Third, according to Just Facts President Jim Agresti, who has conducted extensive research on the national debt, Social Security and related issues, the latest SSA projections show that the Social Security shortfall in 2033 is expected to be $630.907 billion in 2033 dollars. This growth is due largely to Baby Boomer retirements, though other factors are included. Accounting for inflation, the actual cut in Social Security spending in 2012 dollars 21 years from now to keep the program at full benefits is $366,806,000,000. This cut would take place in 2033, and a similar-sized cut would take place in each subsequent year. For context, this cut is approximately 4.6 times what we will spend this year on food stamps.

Fourth, and perhaps most importantly, Blahous pointed out that the depletion of the trust fund completely undermines the principles under which Social Security was founded — namely the idea that the program would be completely self-sustaining. According to Blahous:

Now, this cuts to a point I made earlier about the difficulty of the choices Congress would face…Obviously, the path of least resistance at that point [the depletion of the trust fund] is to just turn to the general fund and say ‘Here’s another $200 billion.’ It would be much higher in nominal terms in 2033, but the equivalent of $200 billion and put it into Social Security. Obviously that would end the principle that Social Security was supposed to be financing itself. Now if you wanted Social Security to finance itself, you could raise payroll taxes or cut benefit payments by enough to fill in that gap.

Marchant then pointed out the obvious — that like many states with depleted or raided pension funds, with pension benefits are being given out in appropriations processes, not through trust fund savings, Social Security would be subject to being funded by the general fund of the United States Treasury. Blahous agreed with this assessment, and noted that this would require legislative changes, as under current law Social Security may not receive monies outside of its own funding.

It’s not often that Washington-speak is translated into English, but Marchant and Blahous have made it clear: doing nothing on Social Security is simply not an option.
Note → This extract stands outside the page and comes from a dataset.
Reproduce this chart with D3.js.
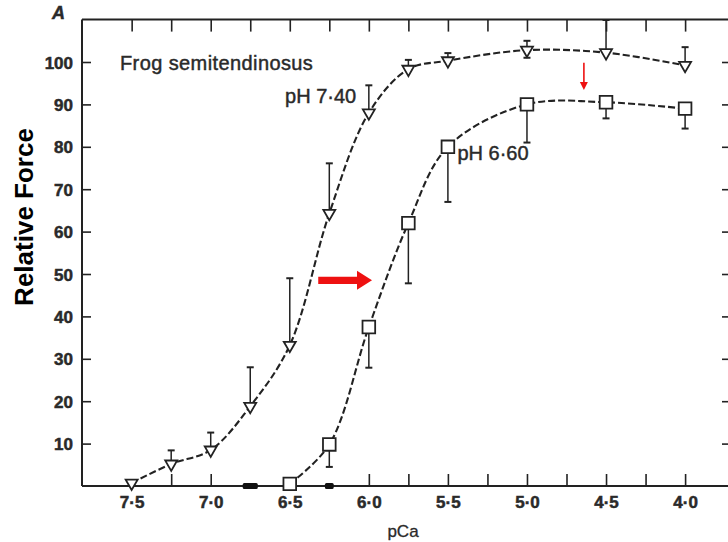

Yet that is what Senate Majority Leader Reid (D-NV) said he wanted to do in January of 2011, and the 2012 House Republican budget proposal does not address any of the financial problems facing Social Security outside of general support for the concept. This failure of Congress to even make small steps toward making Social Security solvent should bother every American — regardless of party — and provide voters the incentive they need to hold Congress responsible this fall for creating what may very well be a fiscal cliff that puts the Debt-Paying Generation into hock for the failures of the past and present.